Sol 2: create a new configuration and delete numeric mappings with ALTER FULLTEXTMAPPING or add numbers and characters like - ( ) to the stopword list
Same as the parser, it might lead me to wrong matches, although since it keeps the positional information it me perform good. I’m not sure how i should do this though.
My postgres.conf parameters:
shared_buffers = 24GB checkpoint_segments=512 effective_cache_size=72GB work_mem = 1GB system specif. are: 4 x Intel X7550 (@2.00GHz) (total 32 Cores), 256GB Memory, CentOS 5.6 (64 bit), 18TB local disk (SATA-RAID) kernel.shmmax=64GB kernel.shmall=4GB
I have tried lower amounts of shared_buffer and effective_cache_size (16GB and 32GB respectively), no difference in performance from the current one, so I’m planing to change it back to those limits
I tried a gist index on querytree lexemes, didn’t make much difference
I’m a little bit lost and I would appreciate any ideas or possible solutions to speed up my queries.
PD: Any recommendations for nonSQL DBs that could improve performance?
Your ideal solution would probably be to write a custom, domain-data specific tsearch parser for your data, so it produced an ideal
tsquery for the input.
Alternatively, your search problem may be better suited to external tools like Apache Solr, which can work quite happily in conjunction with Pg.

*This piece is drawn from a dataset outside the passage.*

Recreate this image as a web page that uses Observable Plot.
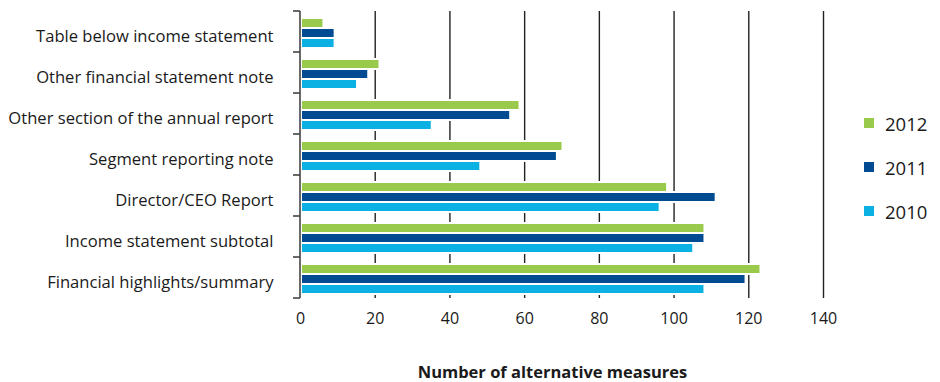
<!DOCTYPE html>
<html>
<head>
<meta charset="utf-8">
<script src="https://cdn.jsdelivr.net/npm/d3@7"></script>
<script src="https://cdn.jsdelivr.net/npm/@observablehq/plot@0.6"></script>
<style>
  body { margin: 0; background: #fff; }
  #chart { position: relative; width: 940px; height: 382px; overflow: hidden; font-family: "Open Sans", sans-serif; color: #1a1a1a; }
  #chart svg { position: absolute; left: 0; top: 0; }
  #legend { position: absolute; left: 864px; top: 101px; }
  #legend .item { display: flex; align-items: center; height: 44px; font-size: 18.5px; }
  #legend .sw { width: 10px; height: 10px; margin-right: 11px; }
  #xtitle { position: absolute; left: 300px; width: 505px; top: 364px; line-height: 16px; text-align: center; font-weight: bold; font-size: 16.5px; }
</style>
</head>
<body>
<div id="chart"></div>
<script>
// Where alternative performance measures are presented, by report year
const categories = [
  "Table below income statement",
  "Other financial statement note",
  "Other section of the annual report",
  "Segment reporting note",
  "Director/CEO Report",
  "Income statement subtotal",
  "Financial highlights/summary"
];
const years = ["2012", "2011", "2010"];
const values2012 = [6, 21, 58.5, 70, 98, 108, 123];
const values2011 = [9, 18, 56, 68.5, 111, 108, 119];
const values2010 = [9, 15, 35, 48, 96, 105, 108];
const yearColors = ["#9aca4b", "#004b91", "#0cb1e4"];
const xTicks = [0, 20, 40, 60, 80, 100, 120, 140];
const gridTicks = [20, 40, 60, 80, 100, 120, 140];
const axisTitle = "Number of alternative measures";

const seriesByYear = { "2012": values2012, "2011": values2011, "2010": values2010 };
const rows = years.flatMap(year =>
  categories.map((category, i) => ({ category, year, value: seriesByYear[year][i] }))
);

const chart = Plot.plot({
  width: 940,
  height: 382,
  marginTop: 11,
  marginBottom: 84,
  marginLeft: 300,
  marginRight: 117,
  style: { fontFamily: "Open Sans, sans-serif", color: "#1a1a1a", background: "transparent" },
  x: { domain: [0, 140] },
  y: { domain: years, axis: null, paddingInner: 0.25, paddingOuter: 0.54 },
  fy: { domain: categories, padding: 0 },
  color: { domain: years, range: yearColors },
  marks: [
    Plot.ruleX(gridTicks, { stroke: "#222", strokeWidth: 1.4 }),
    // white halo behind each bar
    Plot.barX(rows, { fy: "category", y: "year", x: "value", fill: "white", insetTop: -2, insetBottom: -2, insetRight: -2, dy: 1 }),
    Plot.barX(rows, { fy: "category", y: "year", x: "value", fill: "year", insetLeft: 2, dy: 1 }),
    Plot.axisX({ ticks: xTicks, tickSize: 0, tickPadding: 14, fontSize: 16, label: null }),
    Plot.axisFy({ anchor: "left", tickSize: 0, tickPadding: 27, dy: 5, fontSize: 16.6, label: null })
  ]
});

const root = document.getElementById("chart");
root.appendChild(chart);

// Left axis line with ticks at the category band boundaries
const x = chart.scale("x");
let fyScale = null;
try { fyScale = chart.scale("fy"); } catch (e) { fyScale = null; }
const band = d3.scaleBand(categories, fyScale ? fyScale.range : [11, 298]).padding(0);
const x0 = x.apply(0);
const bounds = categories.map(c => band(c)).concat([band(categories[categories.length - 1]) + band.bandwidth()]);
const g = d3.select(chart).append("g").attr("stroke", "#444").attr("stroke-width", 1.6);
g.append("line").attr("x1", x0).attr("x2", x0).attr("y1", bounds[0]).attr("y2", bounds[bounds.length - 1]);
g.selectAll(".b").data(bounds).join("line")
  .attr("x1", x0 - 7).attr("x2", x0).attr("y1", d => d).attr("y2", d => d);

// Legend
const color = chart.scale("color");
const legend = d3.select(root).append("div").attr("id", "legend");
const items = legend.selectAll(".item").data(years).join("div").attr("class", "item");
items.append("div").attr("class", "sw").style("background", d => color.apply(d));
items.append("span").text(d => d);

d3.select(root).append("div").attr("id", "xtitle").text(axisTitle);
</script>
</body>
</html>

When it comes to the “NoSQL” stuff (which NoSQL? Graph/tree? Key/value store? Object? Document? …) it all tends to come down to details of your data model and how willing you are to write your own distributed search algorithms. You can often gain significant scale-out performance at the cost of considerably greater implementation effort.